С любовницей генерал-губернаторской, госпожой Салтыковой, установились у него отношения служебные.
Мария Сергеевна выдала ему доверенность на управление и продажу имения.
Дом как полная чаша.
По вечерам читал Добрынин книги и газету «Московские ведомости», им получаемую.
Читал, какие пришли корабли, читал о том, что шведский король предпринял путь в Людвиглюст и ожидал в дороге своей кареты.
Читал объявления о продаже домов в Москве, о лошадях и книгах.
Книг выходило все больше и больше.
Империя, так сказать, процветала.
Дорожали и люди. Хороший парикмахер мог пойти даже за тысячу – тысячу двести рублей.
Из Парижа только вести были неожиданные.
Странные были вести, не тот уже был Париж, по которому епископ Кирилл мечтал ездить на осетрах.
Появилось в газете, что в Испании запрещено даже разговаривать о Франции.
Был летний июльский вечер.
Уже село солнце.
Круглый, плохо чищенный месяц, похожий на церковное истертое, посеребренное блюдо, висел в небе.
День был субботний, звонили колокола над Могилевом.
Лавки стояли закрытые.
Гавриил Иванович вошел в кафедральный собор.
Богослужение еще не начиналось, но приятно было, что в соборе не жарко.
На клиросе становились, покашливая певчие.
Кто-то ударил Гавриила Ивановича по плечу. Не оборачиваясь, протянул Добрынин руку, думая, что просят передать свечу.

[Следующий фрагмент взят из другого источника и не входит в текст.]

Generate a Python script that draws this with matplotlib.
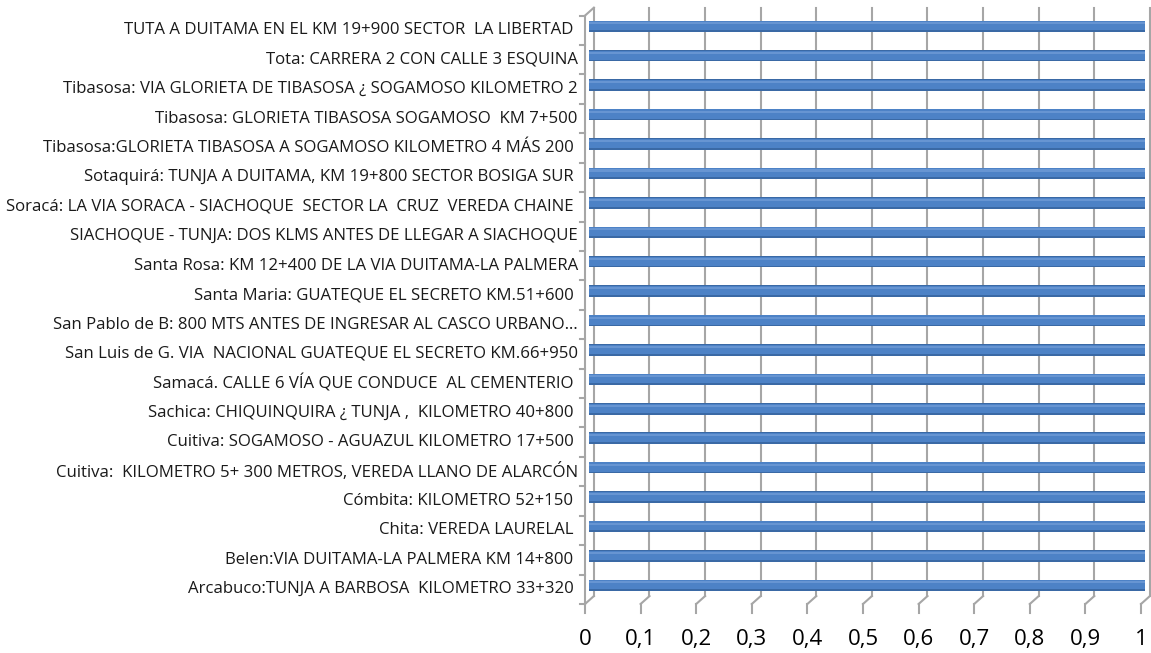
import matplotlib.pyplot as plt
import numpy as np

# categorias (de abajo hacia arriba, como en el grafico)
lugares = [
    "Arcabuco:TUNJA A BARBOSA  KILOMETRO 33+320 ",
    "Belen:VIA DUITAMA-LA PALMERA KM 14+800 ",
    "Chita: VEREDA LAURELAL ",
    "Cómbita: KILOMETRO 52+150 ",
    "Cuitiva:  KILOMETRO 5+ 300 METROS, VEREDA LLANO DE ALARCÓN",
    "Cuitiva: SOGAMOSO - AGUAZUL KILOMETRO 17+500 ",
    "Sachica: CHIQUINQUIRA ¿ TUNJA ,  KILOMETRO 40+800 ",
    "Samacá. CALLE 6 VÍA QUE CONDUCE  AL CEMENTERIO ",
    "San Luis de G. VIA  NACIONAL GUATEQUE EL SECRETO KM.66+950",
    "San Pablo de B: 800 MTS ANTES DE INGRESAR AL CASCO URBANO…",
    "Santa Maria: GUATEQUE EL SECRETO KM.51+600 ",
    "Santa Rosa: KM 12+400 DE LA VIA DUITAMA-LA PALMERA",
    "SIACHOQUE - TUNJA: DOS KLMS ANTES DE LLEGAR A SIACHOQUE",
    "Soracá: LA VIA SORACA - SIACHOQUE  SECTOR LA  CRUZ  VEREDA CHAINE ",
    "Sotaquirá: TUNJA A DUITAMA, KM 19+800 SECTOR BOSIGA SUR ",
    "Tibasosa:GLORIETA TIBASOSA A SOGAMOSO KILOMETRO 4 MÁS 200 ",
    "Tibasosa: GLORIETA TIBASOSA SOGAMOSO  KM 7+500",
    "Tibasosa: VIA GLORIETA DE TIBASOSA ¿ SOGAMOSO KILOMETRO 2",
    "Tota: CARRERA 2 CON CALLE 3 ESQUINA",
    "TUTA A DUITAMA EN EL KM 19+900 SECTOR  LA LIBERTAD ",
]
valores = [1] * 20
ticks_x = [0, 0.1, 0.2, 0.3, 0.4, 0.5, 0.6, 0.7, 0.8, 0.9, 1]
etiquetas_x = ["0", "0,1", "0,2", "0,3", "0,4", "0,5", "0,6", "0,7", "0,8", "0,9", "1"]

plt.rcParams['font.family'] = ['Open Sans', 'DejaVu Sans']

W, H = 1151, 653
fig = plt.figure(figsize=(W / 100, H / 100), dpi=100)
# eje: x=0 -> 585px, x=1 -> 1141px ; y=-0.5 -> 604px, y=19.5 -> 15.6px
ax = fig.add_axes([585 / W, (H - 604) / H, 556 / W, (604 - 15.6) / H])
ax.set_xlim(0, 1)
ax.set_ylim(-0.5, 19.5)
for s in ax.spines.values():
    s.set_visible(False)
ax.set_xticks([])
ax.set_yticks([])

n = len(lugares)
y = np.arange(n)
dx = 0.016   # desplazamiento 3D
dy = 0.27
gris = '#a6a6a6'

# pared del fondo: lineas de cuadricula
for t in ticks_x:
    ax.plot([t + dx, t + dx], [-0.5 + dy, n - 0.5 + dy], color=gris, lw=1.5, clip_on=False, zorder=1)
    ax.plot([t, t + dx], [-0.5, -0.5 + dy], color=gris, lw=1.5, clip_on=False, zorder=1)
    ax.plot([t, t], [-0.5, -0.5 - 0.3], color=gris, lw=1.5, clip_on=False, zorder=1)

# pared izquierda
ax.plot([0, 0], [-0.5, n - 0.5], color=gris, lw=1.5, clip_on=False, zorder=1)
ax.plot([0, dx], [n - 0.5, n - 0.5 + dy], color=gris, lw=1.5, clip_on=False, zorder=1)
for b in np.arange(-0.5, n, 1.0):
    ax.plot([-0.009, 0], [b, b], color=gris, lw=1.5, clip_on=False, zorder=1)

# barras con efecto de cilindro
yb = y + dy / 2
izq = dx / 2
ax.barh(yb, valores, left=izq, height=0.39, color='#3a69a5', zorder=3, clip_on=False)
ax.barh(yb + 0.02, valores, left=izq, height=0.31, color='#4d82c6', zorder=4, clip_on=False)
ax.barh(yb + 0.10, valores, left=izq, height=0.07, color='#6795d2', zorder=5, clip_on=False)

# etiquetas
for yi, lab in zip(y, lugares):
    ax.text(-0.013, yi, lab, ha='right', va='center', fontsize=12.1, color='#1a1a1a')

for t, lab in zip(ticks_x, etiquetas_x):
    ax.text(t, -1.72, lab, ha='center', va='center', fontsize=16, color='#000000')

fig.savefig('out.png', dpi=100, facecolor='white')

Но знакомый голос Целиковского произнес тихонько:
– Кирилл Севский здесь.
– Где здесь?
– Мы видели, как они с нашим архиереем вошли в алтарь.
Тут вдруг отворились главные посредине алтаря двери, называемые царскими.
И в малом облачении с пасторским жезлом в руке вышел на амвон сам Флиоринский.
В церкви было почти пусто, никто не интересовался смотреть, как служит заштатный архиерей.
Кирилл пытался придать шагам своим твердость и бодрость, пытался принять осанку горделивую.
Но ноги волочились, голос был тускл.
Негромко пели певчие, как будто боясь потревожить высоких, сухопарых святых, написанных на стенах собора.
Четыре евангелиста с четырьмя зверями – поющим, вопиющим, взывающим и глаголющим – смотрели с парусов свода.
За иконостасом было тихо.
Добрынин чувствовал в сердце жалость.
«Увы, – думал он, – куда делись Кирилловы живость и проворство! И никого тут он на всю церковь не бранит, и бороды свечами не палит. Тихо теперь за иконостасом.
Вот что значит под старость двенадцать лет!»
Так думал Гавриил, подпевая еще бодрым своим голосом певчим, для того чтобы хоть этим увеличить торжественное богослужение.